> Data section
★ ★ ★ ★ ★

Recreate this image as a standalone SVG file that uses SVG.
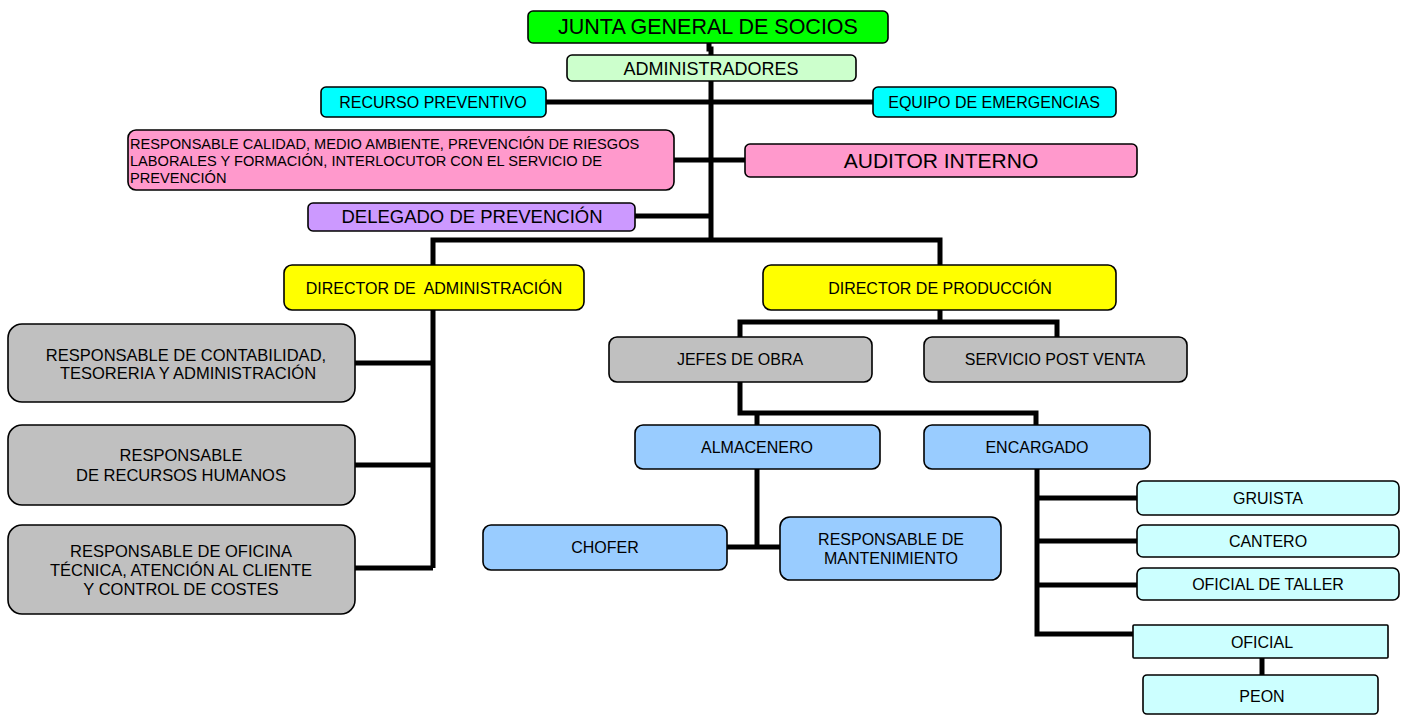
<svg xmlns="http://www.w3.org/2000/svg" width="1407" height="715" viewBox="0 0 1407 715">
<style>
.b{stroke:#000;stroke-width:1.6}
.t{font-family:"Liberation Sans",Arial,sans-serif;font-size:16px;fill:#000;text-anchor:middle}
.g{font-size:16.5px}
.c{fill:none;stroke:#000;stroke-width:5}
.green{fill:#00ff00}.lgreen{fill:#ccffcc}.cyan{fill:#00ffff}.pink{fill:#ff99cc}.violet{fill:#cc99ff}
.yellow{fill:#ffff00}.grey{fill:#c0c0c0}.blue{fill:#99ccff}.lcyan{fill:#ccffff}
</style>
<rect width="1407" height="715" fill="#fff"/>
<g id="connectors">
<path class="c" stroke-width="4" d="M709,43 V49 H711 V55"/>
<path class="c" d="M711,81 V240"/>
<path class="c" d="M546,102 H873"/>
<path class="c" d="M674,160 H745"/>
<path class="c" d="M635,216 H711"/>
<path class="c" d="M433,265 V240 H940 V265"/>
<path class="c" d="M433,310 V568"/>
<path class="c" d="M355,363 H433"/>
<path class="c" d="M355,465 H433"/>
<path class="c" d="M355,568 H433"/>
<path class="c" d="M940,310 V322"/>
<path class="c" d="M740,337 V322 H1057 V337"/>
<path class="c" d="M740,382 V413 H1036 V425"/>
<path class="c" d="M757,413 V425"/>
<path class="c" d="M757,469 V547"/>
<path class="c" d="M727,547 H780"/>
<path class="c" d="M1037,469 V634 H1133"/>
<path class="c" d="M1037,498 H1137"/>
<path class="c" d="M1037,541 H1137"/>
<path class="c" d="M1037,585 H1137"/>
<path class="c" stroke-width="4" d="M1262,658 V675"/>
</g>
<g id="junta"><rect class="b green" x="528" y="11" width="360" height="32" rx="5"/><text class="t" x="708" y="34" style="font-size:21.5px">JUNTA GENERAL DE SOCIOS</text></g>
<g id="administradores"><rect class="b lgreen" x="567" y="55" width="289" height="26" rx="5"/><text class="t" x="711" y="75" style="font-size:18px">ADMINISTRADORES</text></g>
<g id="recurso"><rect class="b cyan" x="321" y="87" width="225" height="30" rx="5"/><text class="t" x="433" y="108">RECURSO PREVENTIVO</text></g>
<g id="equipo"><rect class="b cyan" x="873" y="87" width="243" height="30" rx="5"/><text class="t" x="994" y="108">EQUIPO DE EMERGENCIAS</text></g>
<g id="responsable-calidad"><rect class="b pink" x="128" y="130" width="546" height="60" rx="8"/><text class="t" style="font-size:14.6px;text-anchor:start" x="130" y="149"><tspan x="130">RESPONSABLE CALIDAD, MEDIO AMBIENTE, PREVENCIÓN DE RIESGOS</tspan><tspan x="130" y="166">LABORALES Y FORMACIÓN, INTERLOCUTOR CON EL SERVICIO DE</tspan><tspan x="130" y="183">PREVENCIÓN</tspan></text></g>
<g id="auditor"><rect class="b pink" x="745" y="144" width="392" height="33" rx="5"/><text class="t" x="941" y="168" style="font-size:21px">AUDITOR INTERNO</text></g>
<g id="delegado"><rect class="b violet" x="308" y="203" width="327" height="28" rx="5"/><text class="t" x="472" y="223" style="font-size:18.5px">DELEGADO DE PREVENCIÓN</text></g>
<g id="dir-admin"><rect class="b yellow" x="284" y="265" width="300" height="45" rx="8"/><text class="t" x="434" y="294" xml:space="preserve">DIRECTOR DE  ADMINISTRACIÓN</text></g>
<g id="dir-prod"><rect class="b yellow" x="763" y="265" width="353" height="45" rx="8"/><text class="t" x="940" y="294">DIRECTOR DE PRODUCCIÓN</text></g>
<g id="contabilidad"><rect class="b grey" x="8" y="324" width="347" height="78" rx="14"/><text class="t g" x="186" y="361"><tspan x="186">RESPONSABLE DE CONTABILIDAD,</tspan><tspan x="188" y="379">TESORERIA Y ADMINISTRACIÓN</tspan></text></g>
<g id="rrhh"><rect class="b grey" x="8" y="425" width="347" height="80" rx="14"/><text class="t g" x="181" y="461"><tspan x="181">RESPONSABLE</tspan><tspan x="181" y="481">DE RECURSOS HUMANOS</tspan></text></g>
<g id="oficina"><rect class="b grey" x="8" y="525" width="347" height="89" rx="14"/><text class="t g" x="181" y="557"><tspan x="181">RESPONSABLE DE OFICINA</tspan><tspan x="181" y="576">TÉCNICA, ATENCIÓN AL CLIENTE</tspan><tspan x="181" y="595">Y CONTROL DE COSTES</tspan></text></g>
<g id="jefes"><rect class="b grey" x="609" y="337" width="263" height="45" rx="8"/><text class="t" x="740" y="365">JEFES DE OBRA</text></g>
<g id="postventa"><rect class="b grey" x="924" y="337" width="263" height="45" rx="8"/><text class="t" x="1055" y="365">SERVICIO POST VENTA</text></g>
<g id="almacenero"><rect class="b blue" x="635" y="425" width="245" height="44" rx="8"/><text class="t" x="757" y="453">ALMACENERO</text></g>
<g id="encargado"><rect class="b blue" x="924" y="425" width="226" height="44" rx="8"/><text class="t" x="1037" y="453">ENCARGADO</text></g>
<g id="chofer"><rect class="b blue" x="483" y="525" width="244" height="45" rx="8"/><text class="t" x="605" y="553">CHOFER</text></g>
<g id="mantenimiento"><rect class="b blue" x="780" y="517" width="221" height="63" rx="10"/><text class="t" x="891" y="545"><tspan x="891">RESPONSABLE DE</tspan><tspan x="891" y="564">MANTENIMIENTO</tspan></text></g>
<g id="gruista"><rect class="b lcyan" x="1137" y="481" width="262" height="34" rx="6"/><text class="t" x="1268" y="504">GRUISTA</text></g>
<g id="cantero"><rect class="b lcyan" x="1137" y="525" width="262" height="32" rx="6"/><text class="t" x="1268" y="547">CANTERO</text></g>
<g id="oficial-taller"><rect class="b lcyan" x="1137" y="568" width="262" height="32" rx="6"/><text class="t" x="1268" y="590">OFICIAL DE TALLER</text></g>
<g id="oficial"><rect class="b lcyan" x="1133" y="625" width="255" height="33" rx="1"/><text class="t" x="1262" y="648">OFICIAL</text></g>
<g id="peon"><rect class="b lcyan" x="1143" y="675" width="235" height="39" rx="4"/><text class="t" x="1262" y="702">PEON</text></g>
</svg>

★ ★ ★ ★ ★

> What to produce
Skip every picture and transcribe the data above exactly.

> Response to this exercise
Recreate this image as a standalone SVG file that uses SVG.
<svg xmlns="http://www.w3.org/2000/svg" width="1407" height="715" viewBox="0 0 1407 715">
<style>
.b{stroke:#000;stroke-width:1.6}
.t{font-family:"Liberation Sans",Arial,sans-serif;font-size:16px;fill:#000;text-anchor:middle}
.g{font-size:16.5px}
.c{fill:none;stroke:#000;stroke-width:5}
.green{fill:#00ff00}.lgreen{fill:#ccffcc}.cyan{fill:#00ffff}.pink{fill:#ff99cc}.violet{fill:#cc99ff}
.yellow{fill:#ffff00}.grey{fill:#c0c0c0}.blue{fill:#99ccff}.lcyan{fill:#ccffff}
</style>
<rect width="1407" height="715" fill="#fff"/>
<g id="connectors">
<path class="c" stroke-width="4" d="M709,43 V49 H711 V55"/>
<path class="c" d="M711,81 V240"/>
<path class="c" d="M546,102 H873"/>
<path class="c" d="M674,160 H745"/>
<path class="c" d="M635,216 H711"/>
<path class="c" d="M433,265 V240 H940 V265"/>
<path class="c" d="M433,310 V568"/>
<path class="c" d="M355,363 H433"/>
<path class="c" d="M355,465 H433"/>
<path class="c" d="M355,568 H433"/>
<path class="c" d="M940,310 V322"/>
<path class="c" d="M740,337 V322 H1057 V337"/>
<path class="c" d="M740,382 V413 H1036 V425"/>
<path class="c" d="M757,413 V425"/>
<path class="c" d="M757,469 V547"/>
<path class="c" d="M727,547 H780"/>
<path class="c" d="M1037,469 V634 H1133"/>
<path class="c" d="M1037,498 H1137"/>
<path class="c" d="M1037,541 H1137"/>
<path class="c" d="M1037,585 H1137"/>
<path class="c" stroke-width="4" d="M1262,658 V675"/>
</g>
<g id="junta"><rect class="b green" x="528" y="11" width="360" height="32" rx="5"/><text class="t" x="708" y="34" style="font-size:21.5px">JUNTA GENERAL DE SOCIOS</text></g>
<g id="administradores"><rect class="b lgreen" x="567" y="55" width="289" height="26" rx="5"/><text class="t" x="711" y="75" style="font-size:18px">ADMINISTRADORES</text></g>
<g id="recurso"><rect class="b cyan" x="321" y="87" width="225" height="30" rx="5"/><text class="t" x="433" y="108">RECURSO PREVENTIVO</text></g>
<g id="equipo"><rect class="b cyan" x="873" y="87" width="243" height="30" rx="5"/><text class="t" x="994" y="108">EQUIPO DE EMERGENCIAS</text></g>
<g id="responsable-calidad"><rect class="b pink" x="128" y="130" width="546" height="60" rx="8"/><text class="t" style="font-size:14.6px;text-anchor:start" x="130" y="149"><tspan x="130">RESPONSABLE CALIDAD, MEDIO AMBIENTE, PREVENCIÓN DE RIESGOS</tspan><tspan x="130" y="166">LABORALES Y FORMACIÓN, INTERLOCUTOR CON EL SERVICIO DE</tspan><tspan x="130" y="183">PREVENCIÓN</tspan></text></g>
<g id="auditor"><rect class="b pink" x="745" y="144" width="392" height="33" rx="5"/><text class="t" x="941" y="168" style="font-size:21px">AUDITOR INTERNO</text></g>
<g id="delegado"><rect class="b violet" x="308" y="203" width="327" height="28" rx="5"/><text class="t" x="472" y="223" style="font-size:18.5px">DELEGADO DE PREVENCIÓN</text></g>
<g id="dir-admin"><rect class="b yellow" x="284" y="265" width="300" height="45" rx="8"/><text class="t" x="434" y="294" xml:space="preserve">DIRECTOR DE  ADMINISTRACIÓN</text></g>
<g id="dir-prod"><rect class="b yellow" x="763" y="265" width="353" height="45" rx="8"/><text class="t" x="940" y="294">DIRECTOR DE PRODUCCIÓN</text></g>
<g id="contabilidad"><rect class="b grey" x="8" y="324" width="347" height="78" rx="14"/><text class="t g" x="186" y="361"><tspan x="186">RESPONSABLE DE CONTABILIDAD,</tspan><tspan x="188" y="379">TESORERIA Y ADMINISTRACIÓN</tspan></text></g>
<g id="rrhh"><rect class="b grey" x="8" y="425" width="347" height="80" rx="14"/><text class="t g" x="181" y="461"><tspan x="181">RESPONSABLE</tspan><tspan x="181" y="481">DE RECURSOS HUMANOS</tspan></text></g>
<g id="oficina"><rect class="b grey" x="8" y="525" width="347" height="89" rx="14"/><text class="t g" x="181" y="557"><tspan x="181">RESPONSABLE DE OFICINA</tspan><tspan x="181" y="576">TÉCNICA, ATENCIÓN AL CLIENTE</tspan><tspan x="181" y="595">Y CONTROL DE COSTES</tspan></text></g>
<g id="jefes"><rect class="b grey" x="609" y="337" width="263" height="45" rx="8"/><text class="t" x="740" y="365">JEFES DE OBRA</text></g>
<g id="postventa"><rect class="b grey" x="924" y="337" width="263" height="45" rx="8"/><text class="t" x="1055" y="365">SERVICIO POST VENTA</text></g>
<g id="almacenero"><rect class="b blue" x="635" y="425" width="245" height="44" rx="8"/><text class="t" x="757" y="453">ALMACENERO</text></g>
<g id="encargado"><rect class="b blue" x="924" y="425" width="226" height="44" rx="8"/><text class="t" x="1037" y="453">ENCARGADO</text></g>
<g id="chofer"><rect class="b blue" x="483" y="525" width="244" height="45" rx="8"/><text class="t" x="605" y="553">CHOFER</text></g>
<g id="mantenimiento"><rect class="b blue" x="780" y="517" width="221" height="63" rx="10"/><text class="t" x="891" y="545"><tspan x="891">RESPONSABLE DE</tspan><tspan x="891" y="564">MANTENIMIENTO</tspan></text></g>
<g id="gruista"><rect class="b lcyan" x="1137" y="481" width="262" height="34" rx="6"/><text class="t" x="1268" y="504">GRUISTA</text></g>
<g id="cantero"><rect class="b lcyan" x="1137" y="525" width="262" height="32" rx="6"/><text class="t" x="1268" y="547">CANTERO</text></g>
<g id="oficial-taller"><rect class="b lcyan" x="1137" y="568" width="262" height="32" rx="6"/><text class="t" x="1268" y="590">OFICIAL DE TALLER</text></g>
<g id="oficial"><rect class="b lcyan" x="1133" y="625" width="255" height="33" rx="1"/><text class="t" x="1262" y="648">OFICIAL</text></g>
<g id="peon"><rect class="b lcyan" x="1143" y="675" width="235" height="39" rx="4"/><text class="t" x="1262" y="702">PEON</text></g>
</svg>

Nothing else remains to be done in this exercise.